Please write the listing below out again exactly, leaving every picture behind.

→ **Dataset content**:
──────────

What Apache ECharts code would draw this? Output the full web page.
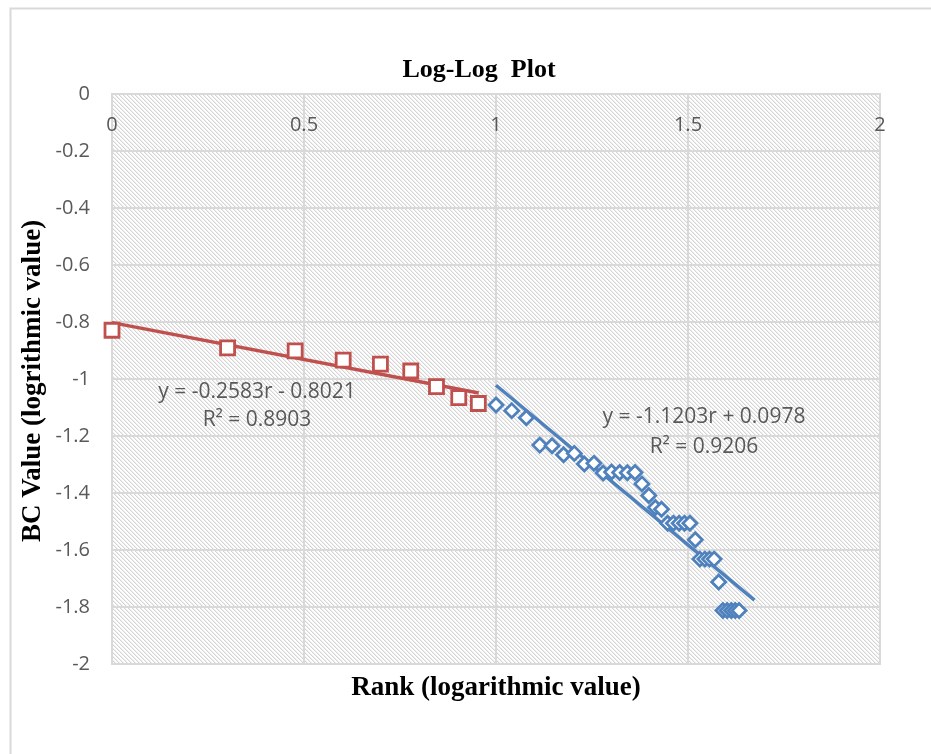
<!DOCTYPE html>
<html>
<head>
<meta charset="utf-8">
<script src="https://cdn.jsdelivr.net/npm/echarts@6/dist/echarts.min.js"></script>
<style>
html,body{margin:0;padding:0;background:#fff;}
#c{width:931px;height:754px;}
</style>
</head>
<body>
<div id="c"></div>
<script>
// ---- Data ----
var xTicks = ['0', '0.5', '1', '1.5', '2'];
var yTicks = ['0', '-0.2', '-0.4', '-0.6', '-0.8', '-1', '-1.2', '-1.4', '-1.6', '-1.8', '-2'];

// Red squares (log rank, log BC value)
var redX = [0.000, 0.301, 0.477, 0.602, 0.699, 0.778, 0.845, 0.903, 0.954];
var redY = [-0.829, -0.891, -0.901, -0.934, -0.948, -0.972, -1.027, -1.065, -1.086];

// Blue diamonds
var blueX = [1.000, 1.041, 1.079, 1.114, 1.146, 1.176, 1.204, 1.230, 1.255, 1.279,
             1.301, 1.322, 1.342, 1.362, 1.380, 1.398, 1.415, 1.431, 1.447, 1.462,
             1.477, 1.491, 1.505, 1.519, 1.531, 1.544, 1.556, 1.568, 1.580, 1.591,
             1.602, 1.613, 1.623, 1.633];
var blueY = [-1.091, -1.111, -1.136, -1.232, -1.234, -1.266, -1.261, -1.298, -1.296, -1.330,
             -1.326, -1.328, -1.329, -1.328, -1.368, -1.409, -1.451, -1.457, -1.506, -1.506,
             -1.506, -1.506, -1.506, -1.564, -1.632, -1.632, -1.632, -1.632, -1.712, -1.812,
             -1.812, -1.812, -1.812, -1.812];

// Trendline endpoints (as drawn)
var redTrendX = [0.000, 0.955];
var redTrendY = [-0.802, -1.049];
var blueTrendX = [1.000, 1.673];
var blueTrendY = [-1.022, -1.776];

var redEq = ['y = -0.2583r - 0.8021', 'R² = 0.8903'];
var blueEq = ['y = -1.1203r + 0.0978', 'R² = 0.9206'];

function zip(a, b) { return a.map(function (v, i) { return [v, b[i]]; }); }

// hatch pattern for plot area
var pc = document.createElement('canvas');
pc.width = 4; pc.height = 4;
var pctx = pc.getContext('2d');
var img = pctx.createImageData(4, 4);
for (var yy = 0; yy < 4; yy++) {
  for (var xx = 0; xx < 4; xx++) {
    var k = (yy * 4 + xx) * 4;
    var d = ((xx - yy) % 4 + 4) % 4;
    var v = (d === 0) ? 212 : (d === 1 ? 238 : 255);
    img.data[k] = v; img.data[k + 1] = v; img.data[k + 2] = v; img.data[k + 3] = 255;
  }
}
pctx.putImageData(img, 0, 0);

var chart = echarts.init(document.getElementById('c'), null, {renderer: 'canvas'});
var labelFont = 'Open Sans';
var titleFont = '"Liberation Serif", "Times New Roman", serif';

var option = {
  animation: false,
  backgroundColor: '#fff',
  title: {
    text: 'Log-Log  Plot',
    left: 474, top: 52, textAlign: 'center',
    textStyle: {fontFamily: titleFont, fontWeight: 'bold', fontSize: 26, color: '#000'}
  },
  grid: {
    left: 112, top: 94, right: 51, bottom: 90,
    show: true,
    backgroundColor: {image: pc, repeat: 'repeat'},
    borderColor: '#d9d9d9', borderWidth: 2
  },
  xAxis: {
    type: 'value', min: 0, max: 2, interval: 0.5, position: 'top',
    axisLine: {show: false}, axisTick: {show: false},
    axisLabel: {
      inside: true, margin: 21, color: '#595959', fontFamily: labelFont, fontSize: 20,
      formatter: function (v) { return xTicks[Math.round(v / 0.5)]; }
    },
    splitLine: {show: true, lineStyle: {color: '#d9d9d9', width: 2}}
  },
  yAxis: {
    type: 'value', min: -2, max: 0, interval: 0.2,
    axisLine: {show: false}, axisTick: {show: false},
    axisLabel: {
      margin: 22, color: '#595959', fontFamily: labelFont, fontSize: 20,
      formatter: function (v) { return yTicks[Math.round(-v / 0.2)]; }
    },
    splitLine: {show: true, lineStyle: {color: '#d9d9d9', width: 2}}
  },
  series: [
    {
      type: 'line', data: zip(redTrendX, redTrendY), showSymbol: false, symbol: 'none',
      lineStyle: {color: '#C0504D', width: 3.4}, z: 2, silent: true
    },
    {
      type: 'line', data: zip(blueTrendX, blueTrendY), showSymbol: false, symbol: 'none',
      lineStyle: {color: '#4F81BD', width: 3.4}, z: 2, silent: true
    },
    {
      type: 'scatter', data: zip(redX, redY), symbol: 'rect', symbolSize: 14, clip: false,
      itemStyle: {color: '#fff', borderColor: '#C0504D', borderWidth: 2.8, opacity: 1}, z: 3
    },
    {
      type: 'scatter', data: zip(blueX, blueY), symbol: 'diamond', symbolSize: 14, clip: false,
      itemStyle: {color: '#fff', borderColor: '#4F81BD', borderWidth: 2.8, opacity: 1}, z: 3
    }
  ],
  graphic: [
    {type: 'rect', left: 8, top: 6, shape: {width: 1000, height: 1000}, silent: true,
     style: {fill: 'none', stroke: '#d9d9d9', lineWidth: 2}, z: -1},
    {type: 'text', x: 496, y: 688, silent: true,
     style: {text: 'Rank (logarithmic value)', fontFamily: titleFont, fontWeight: 'bold', fontSize: 27,
             fill: '#000', align: 'center', verticalAlign: 'middle'}},
    {type: 'text', x: 33, y: 381, rotation: Math.PI / 2, silent: true,
     style: {text: 'BC Value (logrithmic value)', fontFamily: titleFont, fontWeight: 'bold', fontSize: 27,
             fill: '#000', align: 'center', verticalAlign: 'middle'}},
    {type: 'text', x: 257, y: 392, silent: true, z: 10,
     style: {text: redEq[0], fontFamily: labelFont, fontSize: 21, fill: '#595959', align: 'center', verticalAlign: 'middle'}},
    {type: 'text', x: 257, y: 420, silent: true, z: 10,
     style: {text: redEq[1], fontFamily: labelFont, fontSize: 21, fill: '#595959', align: 'center', verticalAlign: 'middle'}},
    {type: 'text', x: 704, y: 417, silent: true, z: 10,
     style: {text: blueEq[0], fontFamily: labelFont, fontSize: 21, fill: '#595959', align: 'center', verticalAlign: 'middle'}},
    {type: 'text', x: 704, y: 447, silent: true, z: 10,
     style: {text: blueEq[1], fontFamily: labelFont, fontSize: 21, fill: '#595959', align: 'center', verticalAlign: 'middle'}}
  ]
};
chart.setOption(option);
</script>
</body>
</html>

──────────

→ **Answer to this task**:
What Apache ECharts code would draw this? Output the full web page.
<!DOCTYPE html>
<html>
<head>
<meta charset="utf-8">
<script src="https://cdn.jsdelivr.net/npm/echarts@6/dist/echarts.min.js"></script>
<style>
html,body{margin:0;padding:0;background:#fff;}
#c{width:931px;height:754px;}
</style>
</head>
<body>
<div id="c"></div>
<script>
// ---- Data ----
var xTicks = ['0', '0.5', '1', '1.5', '2'];
var yTicks = ['0', '-0.2', '-0.4', '-0.6', '-0.8', '-1', '-1.2', '-1.4', '-1.6', '-1.8', '-2'];

// Red squares (log rank, log BC value)
var redX = [0.000, 0.301, 0.477, 0.602, 0.699, 0.778, 0.845, 0.903, 0.954];
var redY = [-0.829, -0.891, -0.901, -0.934, -0.948, -0.972, -1.027, -1.065, -1.086];

// Blue diamonds
var blueX = [1.000, 1.041, 1.079, 1.114, 1.146, 1.176, 1.204, 1.230, 1.255, 1.279,
             1.301, 1.322, 1.342, 1.362, 1.380, 1.398, 1.415, 1.431, 1.447, 1.462,
             1.477, 1.491, 1.505, 1.519, 1.531, 1.544, 1.556, 1.568, 1.580, 1.591,
             1.602, 1.613, 1.623, 1.633];
var blueY = [-1.091, -1.111, -1.136, -1.232, -1.234, -1.266, -1.261, -1.298, -1.296, -1.330,
             -1.326, -1.328, -1.329, -1.328, -1.368, -1.409, -1.451, -1.457, -1.506, -1.506,
             -1.506, -1.506, -1.506, -1.564, -1.632, -1.632, -1.632, -1.632, -1.712, -1.812,
             -1.812, -1.812, -1.812, -1.812];

// Trendline endpoints (as drawn)
var redTrendX = [0.000, 0.955];
var redTrendY = [-0.802, -1.049];
var blueTrendX = [1.000, 1.673];
var blueTrendY = [-1.022, -1.776];

var redEq = ['y = -0.2583r - 0.8021', 'R² = 0.8903'];
var blueEq = ['y = -1.1203r + 0.0978', 'R² = 0.9206'];

function zip(a, b) { return a.map(function (v, i) { return [v, b[i]]; }); }

// hatch pattern for plot area
var pc = document.createElement('canvas');
pc.width = 4; pc.height = 4;
var pctx = pc.getContext('2d');
var img = pctx.createImageData(4, 4);
for (var yy = 0; yy < 4; yy++) {
  for (var xx = 0; xx < 4; xx++) {
    var k = (yy * 4 + xx) * 4;
    var d = ((xx - yy) % 4 + 4) % 4;
    var v = (d === 0) ? 212 : (d === 1 ? 238 : 255);
    img.data[k] = v; img.data[k + 1] = v; img.data[k + 2] = v; img.data[k + 3] = 255;
  }
}
pctx.putImageData(img, 0, 0);

var chart = echarts.init(document.getElementById('c'), null, {renderer: 'canvas'});
var labelFont = 'Open Sans';
var titleFont = '"Liberation Serif", "Times New Roman", serif';

var option = {
  animation: false,
  backgroundColor: '#fff',
  title: {
    text: 'Log-Log  Plot',
    left: 474, top: 52, textAlign: 'center',
    textStyle: {fontFamily: titleFont, fontWeight: 'bold', fontSize: 26, color: '#000'}
  },
  grid: {
    left: 112, top: 94, right: 51, bottom: 90,
    show: true,
    backgroundColor: {image: pc, repeat: 'repeat'},
    borderColor: '#d9d9d9', borderWidth: 2
  },
  xAxis: {
    type: 'value', min: 0, max: 2, interval: 0.5, position: 'top',
    axisLine: {show: false}, axisTick: {show: false},
    axisLabel: {
      inside: true, margin: 21, color: '#595959', fontFamily: labelFont, fontSize: 20,
      formatter: function (v) { return xTicks[Math.round(v / 0.5)]; }
    },
    splitLine: {show: true, lineStyle: {color: '#d9d9d9', width: 2}}
  },
  yAxis: {
    type: 'value', min: -2, max: 0, interval: 0.2,
    axisLine: {show: false}, axisTick: {show: false},
    axisLabel: {
      margin: 22, color: '#595959', fontFamily: labelFont, fontSize: 20,
      formatter: function (v) { return yTicks[Math.round(-v / 0.2)]; }
    },
    splitLine: {show: true, lineStyle: {color: '#d9d9d9', width: 2}}
  },
  series: [
    {
      type: 'line', data: zip(redTrendX, redTrendY), showSymbol: false, symbol: 'none',
      lineStyle: {color: '#C0504D', width: 3.4}, z: 2, silent: true
    },
    {
      type: 'line', data: zip(blueTrendX, blueTrendY), showSymbol: false, symbol: 'none',
      lineStyle: {color: '#4F81BD', width: 3.4}, z: 2, silent: true
    },
    {
      type: 'scatter', data: zip(redX, redY), symbol: 'rect', symbolSize: 14, clip: false,
      itemStyle: {color: '#fff', borderColor: '#C0504D', borderWidth: 2.8, opacity: 1}, z: 3
    },
    {
      type: 'scatter', data: zip(blueX, blueY), symbol: 'diamond', symbolSize: 14, clip: false,
      itemStyle: {color: '#fff', borderColor: '#4F81BD', borderWidth: 2.8, opacity: 1}, z: 3
    }
  ],
  graphic: [
    {type: 'rect', left: 8, top: 6, shape: {width: 1000, height: 1000}, silent: true,
     style: {fill: 'none', stroke: '#d9d9d9', lineWidth: 2}, z: -1},
    {type: 'text', x: 496, y: 688, silent: true,
     style: {text: 'Rank (logarithmic value)', fontFamily: titleFont, fontWeight: 'bold', fontSize: 27,
             fill: '#000', align: 'center', verticalAlign: 'middle'}},
    {type: 'text', x: 33, y: 381, rotation: Math.PI / 2, silent: true,
     style: {text: 'BC Value (logrithmic value)', fontFamily: titleFont, fontWeight: 'bold', fontSize: 27,
             fill: '#000', align: 'center', verticalAlign: 'middle'}},
    {type: 'text', x: 257, y: 392, silent: true, z: 10,
     style: {text: redEq[0], fontFamily: labelFont, fontSize: 21, fill: '#595959', align: 'center', verticalAlign: 'middle'}},
    {type: 'text', x: 257, y: 420, silent: true, z: 10,
     style: {text: redEq[1], fontFamily: labelFont, fontSize: 21, fill: '#595959', align: 'center', verticalAlign: 'middle'}},
    {type: 'text', x: 704, y: 417, silent: true, z: 10,
     style: {text: blueEq[0], fontFamily: labelFont, fontSize: 21, fill: '#595959', align: 'center', verticalAlign: 'middle'}},
    {type: 'text', x: 704, y: 447, silent: true, z: 10,
     style: {text: blueEq[1], fontFamily: labelFont, fontSize: 21, fill: '#595959', align: 'center', verticalAlign: 'middle'}}
  ]
};
chart.setOption(option);
</script>
</body>
</html>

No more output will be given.